The distinction between no-code and low-code has remained muddy. While the terms “no-code” and “low-code” are sometimes used interchangeably, they are pretty different. Each of the technologies functions differently and serves other purposes and audiences. Low-code helps coders build software faster, while no-code allows people who are not coders to create software solutions. One is an accelerant for a small subset of people, and the other is an enabler for everyone.

As more organizations adopt composable operating structures, the distinction between no-code and low-code will become more straightforward and more understood in 2022.
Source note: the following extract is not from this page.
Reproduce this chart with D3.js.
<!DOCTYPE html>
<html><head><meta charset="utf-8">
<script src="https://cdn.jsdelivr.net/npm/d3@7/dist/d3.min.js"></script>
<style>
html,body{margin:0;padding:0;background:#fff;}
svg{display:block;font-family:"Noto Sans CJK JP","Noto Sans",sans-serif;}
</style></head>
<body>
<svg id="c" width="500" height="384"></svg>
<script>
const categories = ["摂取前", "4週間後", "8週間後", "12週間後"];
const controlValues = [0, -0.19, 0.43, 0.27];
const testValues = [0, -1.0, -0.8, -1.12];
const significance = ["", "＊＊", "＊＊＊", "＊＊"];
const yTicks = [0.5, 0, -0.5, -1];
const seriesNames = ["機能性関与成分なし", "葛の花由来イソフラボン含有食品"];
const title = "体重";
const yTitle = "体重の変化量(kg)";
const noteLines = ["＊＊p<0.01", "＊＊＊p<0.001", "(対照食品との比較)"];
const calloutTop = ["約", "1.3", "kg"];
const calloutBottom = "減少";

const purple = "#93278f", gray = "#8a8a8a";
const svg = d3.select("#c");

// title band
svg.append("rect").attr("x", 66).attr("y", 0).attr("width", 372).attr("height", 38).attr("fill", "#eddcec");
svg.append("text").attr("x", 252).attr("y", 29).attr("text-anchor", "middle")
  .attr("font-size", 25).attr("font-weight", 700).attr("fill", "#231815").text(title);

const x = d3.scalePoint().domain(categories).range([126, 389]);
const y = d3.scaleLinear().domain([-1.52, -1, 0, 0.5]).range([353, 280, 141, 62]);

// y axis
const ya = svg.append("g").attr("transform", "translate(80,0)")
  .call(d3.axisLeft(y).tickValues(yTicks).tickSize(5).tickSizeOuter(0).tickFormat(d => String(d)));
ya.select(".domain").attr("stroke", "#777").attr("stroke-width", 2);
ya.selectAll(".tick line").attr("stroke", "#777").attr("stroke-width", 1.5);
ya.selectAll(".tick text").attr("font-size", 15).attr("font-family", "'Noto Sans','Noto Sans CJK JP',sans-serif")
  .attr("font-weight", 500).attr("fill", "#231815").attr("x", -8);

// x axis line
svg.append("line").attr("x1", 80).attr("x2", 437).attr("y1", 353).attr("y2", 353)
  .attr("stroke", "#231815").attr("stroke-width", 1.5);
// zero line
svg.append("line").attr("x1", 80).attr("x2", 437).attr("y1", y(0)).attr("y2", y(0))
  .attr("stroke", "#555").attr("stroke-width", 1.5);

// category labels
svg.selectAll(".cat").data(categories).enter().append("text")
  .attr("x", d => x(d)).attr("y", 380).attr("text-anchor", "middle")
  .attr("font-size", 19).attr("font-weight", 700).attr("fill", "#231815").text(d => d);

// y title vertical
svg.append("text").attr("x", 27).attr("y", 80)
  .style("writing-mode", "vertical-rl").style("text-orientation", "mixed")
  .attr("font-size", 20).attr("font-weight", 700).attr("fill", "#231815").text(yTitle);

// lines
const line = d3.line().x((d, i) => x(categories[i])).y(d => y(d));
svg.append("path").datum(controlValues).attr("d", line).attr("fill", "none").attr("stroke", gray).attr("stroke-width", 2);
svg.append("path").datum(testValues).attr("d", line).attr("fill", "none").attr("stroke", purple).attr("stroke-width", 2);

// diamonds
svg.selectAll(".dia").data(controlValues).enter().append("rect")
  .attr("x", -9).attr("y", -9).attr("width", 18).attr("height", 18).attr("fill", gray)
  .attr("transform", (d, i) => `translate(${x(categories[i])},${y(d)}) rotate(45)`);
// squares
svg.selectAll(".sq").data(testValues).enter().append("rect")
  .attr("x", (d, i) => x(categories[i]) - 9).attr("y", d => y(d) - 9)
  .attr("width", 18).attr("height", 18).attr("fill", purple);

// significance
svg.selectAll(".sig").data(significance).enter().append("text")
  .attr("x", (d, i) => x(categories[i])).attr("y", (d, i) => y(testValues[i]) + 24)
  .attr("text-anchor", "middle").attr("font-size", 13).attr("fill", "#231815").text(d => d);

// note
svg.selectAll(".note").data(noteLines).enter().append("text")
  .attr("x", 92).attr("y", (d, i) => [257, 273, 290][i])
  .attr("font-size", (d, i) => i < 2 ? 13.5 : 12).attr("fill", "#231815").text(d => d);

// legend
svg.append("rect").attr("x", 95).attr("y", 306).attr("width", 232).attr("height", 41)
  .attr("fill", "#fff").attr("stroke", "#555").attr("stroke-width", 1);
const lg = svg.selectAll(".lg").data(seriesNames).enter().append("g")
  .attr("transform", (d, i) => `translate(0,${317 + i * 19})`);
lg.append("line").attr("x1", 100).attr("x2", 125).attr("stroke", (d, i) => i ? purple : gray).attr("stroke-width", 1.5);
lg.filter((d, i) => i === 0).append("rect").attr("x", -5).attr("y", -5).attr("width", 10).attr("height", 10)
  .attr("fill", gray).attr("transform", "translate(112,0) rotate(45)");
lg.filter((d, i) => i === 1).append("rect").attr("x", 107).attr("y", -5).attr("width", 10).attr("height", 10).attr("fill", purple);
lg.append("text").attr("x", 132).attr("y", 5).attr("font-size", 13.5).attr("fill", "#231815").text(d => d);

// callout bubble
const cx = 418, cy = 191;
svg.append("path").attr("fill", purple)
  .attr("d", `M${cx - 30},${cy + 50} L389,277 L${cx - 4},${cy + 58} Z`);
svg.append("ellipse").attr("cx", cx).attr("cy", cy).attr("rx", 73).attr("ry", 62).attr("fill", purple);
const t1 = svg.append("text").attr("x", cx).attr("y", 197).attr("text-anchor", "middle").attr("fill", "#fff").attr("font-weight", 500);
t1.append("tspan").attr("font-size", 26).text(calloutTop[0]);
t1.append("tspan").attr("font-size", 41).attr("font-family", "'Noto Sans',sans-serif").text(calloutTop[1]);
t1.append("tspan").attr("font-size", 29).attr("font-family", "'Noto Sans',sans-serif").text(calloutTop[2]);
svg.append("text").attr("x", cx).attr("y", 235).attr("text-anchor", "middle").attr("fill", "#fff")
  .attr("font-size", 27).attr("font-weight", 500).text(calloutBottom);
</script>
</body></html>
4) Automation Software Will Become More Sophisticated

Currently, the primary purpose of automation software is to increase organizational efficiency on a task-by-task basis. It relies heavily on traditional coding schemes, techniques, and procedures, which make its management out of reach for all except highly technical teams. However, by utilizing no-code and composable platforms, non-technical teams that know and run the business can drive automation implementations and reimagine work experiences.

In 2022 and beyond, automation will permeate every element of organizations. Rather than relying on IT to automate specific processes on a one-off basis, organizations will empower teams to use automation to redesign many kinds of work experiences, making the processes that power the organization more personalized and human-oriented.

5) Composability Will Drive Higher Adoption of AI and Other Cutting-Edge Technologies

There is virtually no limit to what functionalities and capabilities IT can make available to individuals composing the software solutions in a composable organization. IT can create new blocks consisting of new innovative tools, and non-technical individuals can easily augment the solutions they build with whatever new technologies are available. This is how a more significant number of workers can leverage cutting-edge technologies, such as AI.

These technologies will be among the legion of innovations that people working inside composable organizations will have access to and will be able to utilize moving forward.

Business Operations Are Changing for the Better

In 2022 and beyond, business operations will change dramatically. Non-technical teams will no longer rely on the apps that IT purchases or builds for them. Business operations departments will no longer have to work tirelessly around their apps’ limitations. Instead, people will be empowered to create the near-ideal experience themselves.

Empowered by composability, no-code, and a new approach to automation, the way organizations think about leveraging technology will change. Their governing concern will be more grounded in the needs and wants of every organization’s most critical and powerful asset: their people.